金融研究 第26巻第4号 (2007年12月発行)

東アジア経済の金融統合

萩原景子、藤木裕

 本稿は、東アジア経済の国際金融市場への統合度合と、その主要マクロ経済変数にもたらす影響について分析し、政策含意を導いている。分析によれば、東アジア経済の国際金融市場への統合は進展している。その金融統合の進展がマクロ経済変数にもたらす影響については、次の3つの結果を報告している。第1に、マクロ経済変数の簡単な2次元プロットからは消費の相対的な変動幅の低減を支持する結果はみられない。第2に、貯蓄・投資の相関係数はユーロ圏経済より東アジア経済のほうが高い。第3に、他国の金融資産を持ち合うことによって、東アジア経済に固有のショックを平準化する度合は、ユーロ圏経済より低い。

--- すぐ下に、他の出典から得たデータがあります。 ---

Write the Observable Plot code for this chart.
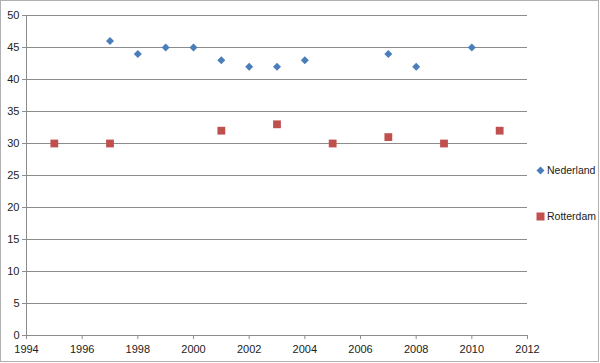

これらの結果から、2つの政策含意が得られる。第1に、東アジア経済ではリスク・シェアリングの度合を高めることによって、社会厚生をさらに改善する余地があること。第2に、他のすべての条件を一定として、国際金融市場との統合度合が上昇するだけでは、現段階で東アジア経済での通貨統合を実現する土壌が整えられる可能性は少ないことである。